> [Data excerpt]
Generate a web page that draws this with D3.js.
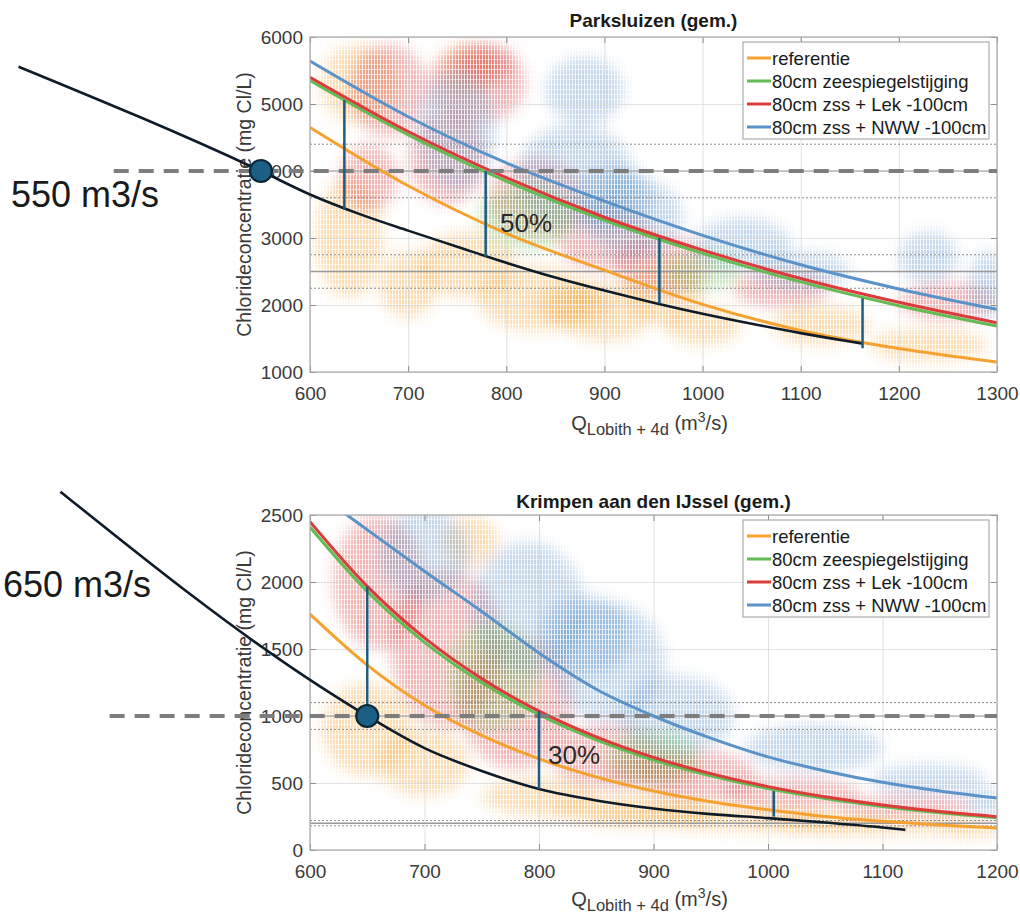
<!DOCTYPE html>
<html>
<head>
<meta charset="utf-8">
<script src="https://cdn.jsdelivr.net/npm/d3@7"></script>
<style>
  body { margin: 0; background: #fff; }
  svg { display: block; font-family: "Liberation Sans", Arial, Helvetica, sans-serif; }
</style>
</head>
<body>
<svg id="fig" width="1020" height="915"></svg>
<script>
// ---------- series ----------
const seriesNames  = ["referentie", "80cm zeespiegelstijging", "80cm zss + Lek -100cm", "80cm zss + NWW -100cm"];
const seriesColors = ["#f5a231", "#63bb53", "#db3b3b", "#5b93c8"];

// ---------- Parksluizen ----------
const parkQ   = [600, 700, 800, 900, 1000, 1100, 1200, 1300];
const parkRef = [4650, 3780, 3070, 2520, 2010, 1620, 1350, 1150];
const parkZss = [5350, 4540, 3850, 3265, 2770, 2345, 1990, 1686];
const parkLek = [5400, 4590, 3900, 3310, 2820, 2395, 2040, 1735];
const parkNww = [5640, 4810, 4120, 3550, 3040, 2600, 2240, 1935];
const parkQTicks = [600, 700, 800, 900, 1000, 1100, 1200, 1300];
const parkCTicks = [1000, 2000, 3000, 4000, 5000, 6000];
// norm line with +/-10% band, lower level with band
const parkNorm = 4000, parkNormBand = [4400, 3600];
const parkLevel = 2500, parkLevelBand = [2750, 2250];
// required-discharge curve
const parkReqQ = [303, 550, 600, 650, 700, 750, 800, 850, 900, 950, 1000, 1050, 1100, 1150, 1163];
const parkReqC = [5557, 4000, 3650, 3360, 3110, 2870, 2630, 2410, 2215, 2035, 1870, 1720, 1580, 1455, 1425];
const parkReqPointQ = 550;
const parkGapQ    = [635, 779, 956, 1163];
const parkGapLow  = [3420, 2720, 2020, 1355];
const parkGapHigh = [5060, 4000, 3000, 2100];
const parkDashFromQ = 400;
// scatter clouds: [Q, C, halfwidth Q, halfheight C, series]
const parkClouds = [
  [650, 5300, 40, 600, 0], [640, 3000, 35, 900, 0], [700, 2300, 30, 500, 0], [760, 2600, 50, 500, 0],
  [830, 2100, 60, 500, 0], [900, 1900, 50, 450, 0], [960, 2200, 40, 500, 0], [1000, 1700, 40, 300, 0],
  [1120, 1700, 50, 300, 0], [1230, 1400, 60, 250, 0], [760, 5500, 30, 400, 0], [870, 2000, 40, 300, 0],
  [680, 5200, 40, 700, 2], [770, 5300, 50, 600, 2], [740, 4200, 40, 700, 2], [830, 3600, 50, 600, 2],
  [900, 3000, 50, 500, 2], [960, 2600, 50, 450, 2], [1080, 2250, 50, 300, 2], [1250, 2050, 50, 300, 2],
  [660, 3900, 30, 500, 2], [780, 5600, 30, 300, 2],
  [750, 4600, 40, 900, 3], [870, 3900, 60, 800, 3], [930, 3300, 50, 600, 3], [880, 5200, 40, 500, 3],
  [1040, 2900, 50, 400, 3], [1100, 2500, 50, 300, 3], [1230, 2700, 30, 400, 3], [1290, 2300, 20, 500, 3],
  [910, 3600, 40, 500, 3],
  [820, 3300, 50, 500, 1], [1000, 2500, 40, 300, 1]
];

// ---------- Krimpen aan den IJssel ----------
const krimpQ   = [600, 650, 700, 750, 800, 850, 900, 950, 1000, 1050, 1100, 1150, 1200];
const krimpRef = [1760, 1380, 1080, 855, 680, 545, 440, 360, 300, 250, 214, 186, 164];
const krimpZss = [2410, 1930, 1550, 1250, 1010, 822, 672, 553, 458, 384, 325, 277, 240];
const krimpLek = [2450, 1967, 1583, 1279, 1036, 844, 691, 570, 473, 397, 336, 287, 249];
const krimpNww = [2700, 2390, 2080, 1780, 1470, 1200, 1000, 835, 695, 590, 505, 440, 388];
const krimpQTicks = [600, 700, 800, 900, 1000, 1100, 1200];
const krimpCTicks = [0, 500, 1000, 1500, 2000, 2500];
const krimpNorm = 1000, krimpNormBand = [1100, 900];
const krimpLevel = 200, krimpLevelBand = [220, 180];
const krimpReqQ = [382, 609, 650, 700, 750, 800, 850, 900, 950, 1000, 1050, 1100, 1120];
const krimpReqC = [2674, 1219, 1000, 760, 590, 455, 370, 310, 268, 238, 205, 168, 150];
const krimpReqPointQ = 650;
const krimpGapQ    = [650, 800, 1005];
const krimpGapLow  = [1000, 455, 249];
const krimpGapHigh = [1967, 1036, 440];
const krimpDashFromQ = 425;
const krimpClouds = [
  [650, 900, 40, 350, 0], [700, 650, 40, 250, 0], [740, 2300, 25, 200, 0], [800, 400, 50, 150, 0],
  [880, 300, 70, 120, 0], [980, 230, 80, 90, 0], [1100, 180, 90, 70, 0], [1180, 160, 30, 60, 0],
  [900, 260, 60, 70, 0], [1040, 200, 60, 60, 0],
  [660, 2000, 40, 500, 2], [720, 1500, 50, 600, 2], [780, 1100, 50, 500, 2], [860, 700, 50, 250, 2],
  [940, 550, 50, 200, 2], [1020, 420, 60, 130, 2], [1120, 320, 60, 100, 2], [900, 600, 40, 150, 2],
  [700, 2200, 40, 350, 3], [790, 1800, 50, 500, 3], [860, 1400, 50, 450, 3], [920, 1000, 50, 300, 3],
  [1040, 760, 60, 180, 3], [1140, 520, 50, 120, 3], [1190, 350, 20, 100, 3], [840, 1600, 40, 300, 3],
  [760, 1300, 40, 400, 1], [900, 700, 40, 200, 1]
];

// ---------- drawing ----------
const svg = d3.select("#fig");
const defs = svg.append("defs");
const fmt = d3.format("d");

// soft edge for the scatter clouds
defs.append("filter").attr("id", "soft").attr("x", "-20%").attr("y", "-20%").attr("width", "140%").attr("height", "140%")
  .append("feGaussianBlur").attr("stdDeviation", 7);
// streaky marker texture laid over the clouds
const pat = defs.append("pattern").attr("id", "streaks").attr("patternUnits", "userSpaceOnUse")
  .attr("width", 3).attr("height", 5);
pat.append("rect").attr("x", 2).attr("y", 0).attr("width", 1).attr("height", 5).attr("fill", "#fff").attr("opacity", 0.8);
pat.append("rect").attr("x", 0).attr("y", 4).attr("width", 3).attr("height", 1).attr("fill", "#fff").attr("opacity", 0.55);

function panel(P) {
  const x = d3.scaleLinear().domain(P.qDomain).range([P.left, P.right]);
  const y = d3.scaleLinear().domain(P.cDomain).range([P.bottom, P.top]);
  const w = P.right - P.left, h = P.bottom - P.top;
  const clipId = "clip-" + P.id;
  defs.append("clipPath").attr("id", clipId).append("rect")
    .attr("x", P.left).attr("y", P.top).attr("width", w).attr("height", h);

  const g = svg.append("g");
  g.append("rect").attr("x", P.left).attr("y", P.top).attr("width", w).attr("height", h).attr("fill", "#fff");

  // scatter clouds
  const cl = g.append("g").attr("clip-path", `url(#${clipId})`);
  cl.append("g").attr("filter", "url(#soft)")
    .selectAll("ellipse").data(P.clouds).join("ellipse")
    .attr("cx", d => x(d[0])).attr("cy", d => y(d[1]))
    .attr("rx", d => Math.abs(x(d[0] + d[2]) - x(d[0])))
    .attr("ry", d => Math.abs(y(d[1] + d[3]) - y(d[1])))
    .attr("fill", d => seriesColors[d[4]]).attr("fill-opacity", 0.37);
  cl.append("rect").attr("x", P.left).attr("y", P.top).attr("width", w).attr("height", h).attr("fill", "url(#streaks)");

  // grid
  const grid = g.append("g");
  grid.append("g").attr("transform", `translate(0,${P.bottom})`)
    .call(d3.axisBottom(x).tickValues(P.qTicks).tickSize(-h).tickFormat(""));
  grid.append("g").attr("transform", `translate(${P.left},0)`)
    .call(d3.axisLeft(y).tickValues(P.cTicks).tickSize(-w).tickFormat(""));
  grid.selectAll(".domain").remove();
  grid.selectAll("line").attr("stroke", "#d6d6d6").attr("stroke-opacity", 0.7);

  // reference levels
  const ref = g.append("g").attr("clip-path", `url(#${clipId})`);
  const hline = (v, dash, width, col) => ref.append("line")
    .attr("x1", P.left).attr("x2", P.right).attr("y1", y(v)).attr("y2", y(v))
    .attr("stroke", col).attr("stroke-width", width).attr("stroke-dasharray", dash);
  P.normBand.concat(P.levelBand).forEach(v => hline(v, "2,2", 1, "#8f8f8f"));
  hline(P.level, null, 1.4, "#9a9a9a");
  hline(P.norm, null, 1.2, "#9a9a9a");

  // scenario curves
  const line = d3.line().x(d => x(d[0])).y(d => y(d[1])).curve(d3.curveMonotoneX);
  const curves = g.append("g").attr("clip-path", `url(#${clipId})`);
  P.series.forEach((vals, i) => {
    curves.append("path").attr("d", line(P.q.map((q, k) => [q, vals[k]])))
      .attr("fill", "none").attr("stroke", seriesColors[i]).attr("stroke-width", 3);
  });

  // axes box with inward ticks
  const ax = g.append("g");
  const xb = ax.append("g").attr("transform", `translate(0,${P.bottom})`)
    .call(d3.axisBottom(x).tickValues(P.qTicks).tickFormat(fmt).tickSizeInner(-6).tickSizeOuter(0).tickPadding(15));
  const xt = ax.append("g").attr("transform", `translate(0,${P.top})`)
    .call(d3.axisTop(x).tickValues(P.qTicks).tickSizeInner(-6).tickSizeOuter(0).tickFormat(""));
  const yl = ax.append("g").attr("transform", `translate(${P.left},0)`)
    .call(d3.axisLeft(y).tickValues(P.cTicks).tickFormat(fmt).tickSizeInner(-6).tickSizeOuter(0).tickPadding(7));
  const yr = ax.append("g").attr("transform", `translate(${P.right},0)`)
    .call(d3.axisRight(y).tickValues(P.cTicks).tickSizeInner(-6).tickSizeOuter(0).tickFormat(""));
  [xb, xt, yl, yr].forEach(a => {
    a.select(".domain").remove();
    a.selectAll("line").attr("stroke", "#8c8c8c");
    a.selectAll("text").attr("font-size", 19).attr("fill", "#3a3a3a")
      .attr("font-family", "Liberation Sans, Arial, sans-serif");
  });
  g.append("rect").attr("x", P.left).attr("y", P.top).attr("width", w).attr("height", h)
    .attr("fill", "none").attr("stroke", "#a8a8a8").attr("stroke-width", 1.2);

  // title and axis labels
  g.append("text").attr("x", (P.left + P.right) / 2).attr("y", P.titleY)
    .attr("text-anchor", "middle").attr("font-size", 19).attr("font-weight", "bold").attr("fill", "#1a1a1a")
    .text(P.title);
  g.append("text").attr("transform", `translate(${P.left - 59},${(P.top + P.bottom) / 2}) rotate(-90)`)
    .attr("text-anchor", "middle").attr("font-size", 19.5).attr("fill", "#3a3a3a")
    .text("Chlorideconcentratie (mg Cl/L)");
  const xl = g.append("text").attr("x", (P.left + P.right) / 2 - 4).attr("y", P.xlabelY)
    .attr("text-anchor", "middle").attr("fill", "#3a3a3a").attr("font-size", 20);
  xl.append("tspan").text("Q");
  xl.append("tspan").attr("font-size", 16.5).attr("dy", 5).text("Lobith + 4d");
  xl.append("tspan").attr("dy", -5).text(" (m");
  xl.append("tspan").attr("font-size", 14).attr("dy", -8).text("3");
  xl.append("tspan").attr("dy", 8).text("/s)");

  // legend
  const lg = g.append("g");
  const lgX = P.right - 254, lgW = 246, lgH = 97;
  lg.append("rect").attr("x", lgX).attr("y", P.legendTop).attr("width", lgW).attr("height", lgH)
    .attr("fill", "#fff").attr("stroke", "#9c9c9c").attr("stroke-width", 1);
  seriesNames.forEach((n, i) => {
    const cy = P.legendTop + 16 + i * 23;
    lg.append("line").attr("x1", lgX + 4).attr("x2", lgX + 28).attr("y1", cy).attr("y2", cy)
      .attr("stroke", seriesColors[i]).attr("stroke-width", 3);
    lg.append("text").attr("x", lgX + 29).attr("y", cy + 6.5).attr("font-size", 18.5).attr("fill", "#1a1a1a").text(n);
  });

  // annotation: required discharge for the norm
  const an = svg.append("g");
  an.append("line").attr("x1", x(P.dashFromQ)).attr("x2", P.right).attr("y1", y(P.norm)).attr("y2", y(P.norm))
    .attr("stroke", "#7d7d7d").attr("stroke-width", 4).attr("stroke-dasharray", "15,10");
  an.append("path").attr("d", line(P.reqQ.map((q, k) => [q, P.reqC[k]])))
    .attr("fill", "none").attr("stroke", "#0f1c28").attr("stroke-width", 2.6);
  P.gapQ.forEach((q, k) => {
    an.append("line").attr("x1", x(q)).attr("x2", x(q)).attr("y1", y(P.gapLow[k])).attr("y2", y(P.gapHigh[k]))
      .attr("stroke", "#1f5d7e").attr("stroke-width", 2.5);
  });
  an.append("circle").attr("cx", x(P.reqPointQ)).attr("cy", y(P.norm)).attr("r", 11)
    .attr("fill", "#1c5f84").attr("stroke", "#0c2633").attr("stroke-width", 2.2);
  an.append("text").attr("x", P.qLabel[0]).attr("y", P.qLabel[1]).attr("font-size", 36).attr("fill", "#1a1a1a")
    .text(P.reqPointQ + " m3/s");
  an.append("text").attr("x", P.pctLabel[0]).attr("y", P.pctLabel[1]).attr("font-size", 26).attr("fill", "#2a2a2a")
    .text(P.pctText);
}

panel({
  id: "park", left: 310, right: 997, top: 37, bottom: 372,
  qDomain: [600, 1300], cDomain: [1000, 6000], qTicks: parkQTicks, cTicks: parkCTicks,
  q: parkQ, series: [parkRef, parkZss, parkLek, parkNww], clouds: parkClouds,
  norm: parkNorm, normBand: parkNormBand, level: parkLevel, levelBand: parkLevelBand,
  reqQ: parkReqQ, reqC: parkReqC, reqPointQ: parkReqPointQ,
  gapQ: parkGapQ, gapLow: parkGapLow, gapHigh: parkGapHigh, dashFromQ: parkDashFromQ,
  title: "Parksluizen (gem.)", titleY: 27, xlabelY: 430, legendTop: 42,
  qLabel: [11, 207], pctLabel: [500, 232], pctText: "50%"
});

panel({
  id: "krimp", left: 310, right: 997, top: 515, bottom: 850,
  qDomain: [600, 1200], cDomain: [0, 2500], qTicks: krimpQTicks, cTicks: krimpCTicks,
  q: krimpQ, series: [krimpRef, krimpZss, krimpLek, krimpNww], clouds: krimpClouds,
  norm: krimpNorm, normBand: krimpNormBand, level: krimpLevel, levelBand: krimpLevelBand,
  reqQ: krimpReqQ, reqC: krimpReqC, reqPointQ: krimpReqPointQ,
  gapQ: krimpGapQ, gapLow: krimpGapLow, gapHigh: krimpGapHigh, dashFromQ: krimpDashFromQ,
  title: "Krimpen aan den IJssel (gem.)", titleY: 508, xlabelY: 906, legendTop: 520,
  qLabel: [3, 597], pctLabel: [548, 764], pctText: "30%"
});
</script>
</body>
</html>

> [Required task] Pick out every line above that holds the word "with" and copy it.

> [Solution to this task]
Generate a web page that draws this with D3.js.
// norm line with +/-10% band, lower level with band
  // axes box with inward ticks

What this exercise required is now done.